County Questions Housing Proposal So Far, Developer Fails To Answer Many Queries About Plan
A plan to build 123 manufactured homes on 25 acres has generated a lot of questions by county planners but few answers from the developer.
Jim Stravens, of J.P. Stravens Planning Associates Inc., is bringing back his proposed Cloverleaf Park development, which would include manufactured homes on 25 of about 160 acres owned by Carl Staley of the Spokane Valley.
The controversial project, located one quarter mile north of state Highway 53 on Cloverleaf Road, is scheduled to go before a Kootenai County hearing examiner on April 20.
However, the project still is lacking at least three letters of approval that the county has requested, said Sandy Meehan, Kootenai County associate planner.
“It doesn’t appear that Mr. Stravens has submitted all the items he needs to get a decision from the hearing examiner,” Meehan said.
The first public hearing on the project was held Oct. 6, 1997. So many neighbors came to fight a proposed 13-acre sewage pond that a second hearing was scheduled.
But Stravens pulled the plan prior to the second meeting.
Then the plan was revised, pulled and finally put before a hearing examiner in September 1998.
In her ruling, former hearing examiner Jean DeBarbieris ordered the plan to be sent back to Stravens, saying the application was not complete and failed to show how the sewage disposal system would work.
In the latest version, Stravens has scrapped the idea of a 13-acre sewage pond. Instead, he wants to use those 13 acres as a drain field.
In a letter last July, Stravens wrote: “The design of the system will not be completed until the (planned unit development) request is approved.”
Contacted Wednesday, Stravens said his new proposed sewage system has approval from the state Division of Environmental Quality.
“We haven’t designed it yet, but they have given us conceptual approval,” Stravens said.
However, a Division of Environmental Quality letter last June indicates the agency needs to see the same “engineering report and design” that DeBarbieris had requested.
The planned 13-acre drain field would be adjacent to a concrete reservoir that supplies drinking water to most residents around Hauser Lake.
Hauser Mayor Ed Peone said he wants tests to be completed to make sure Stravens’ sewage system would not contaminate the drinking water.
“I would just like to see everything come out,” Peone said.

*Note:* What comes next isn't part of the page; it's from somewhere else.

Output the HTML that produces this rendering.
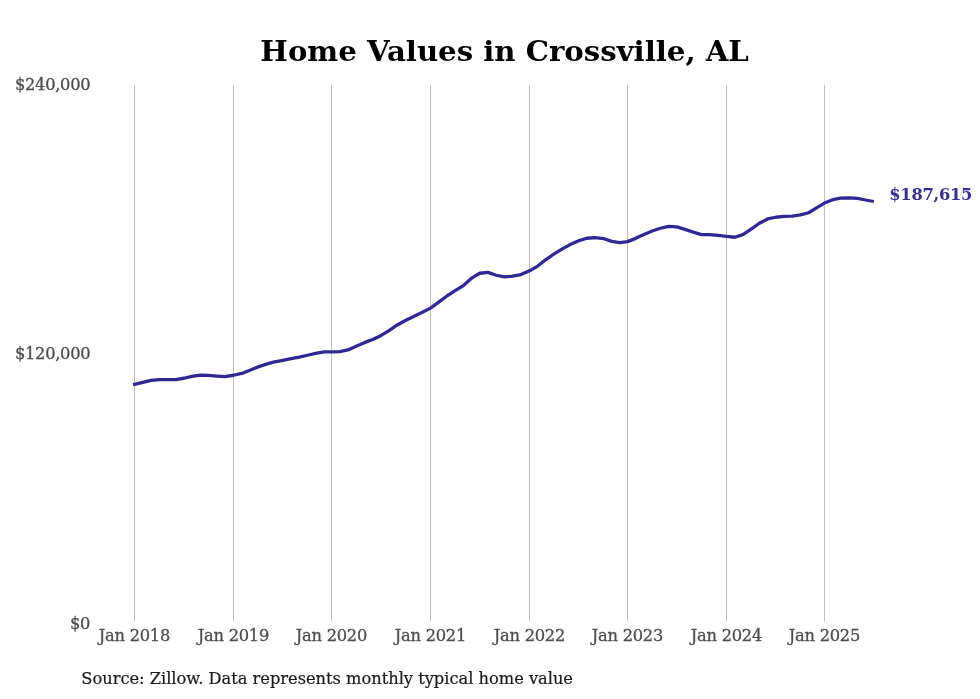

Stravens has “never filed all the information, and it’s changed so many times.”
Other than the 13 acres designated as a drain field for wastewater, the rest of the project is labeled “Future Development.”
Asked what that future development would entail, Stravens answered, “I have no idea.”
Meehan said the county has to have a better idea what the “future development” would be.
“(Stravens) has to be exact,” Meehan said. “We don’t want to be guessing as to what his future development will be.”
Meehan also sent Stravens a letter on Jan. 10 outlining what he needs to obtain prior to going before the hearing examiner.
One requirement is a preliminary construction approval letter from the Division of Environmental Quality regarding Stravens’ proposed drain field. Other requirements are letters from the Post Falls Highway District and Lakeland School District regarding agreements on the project’s water system.
When asked in a telephone interview about meeting those requirements, Stravens hung up.
This sidebar appeared with the story:
WHAT’S NEXT
Hearing
A proposed housing development, located one quarter mile north of state Highway 53 on Cloverleaf Road, is scheduled to go before a Kootenai County hearing examiner on April 20.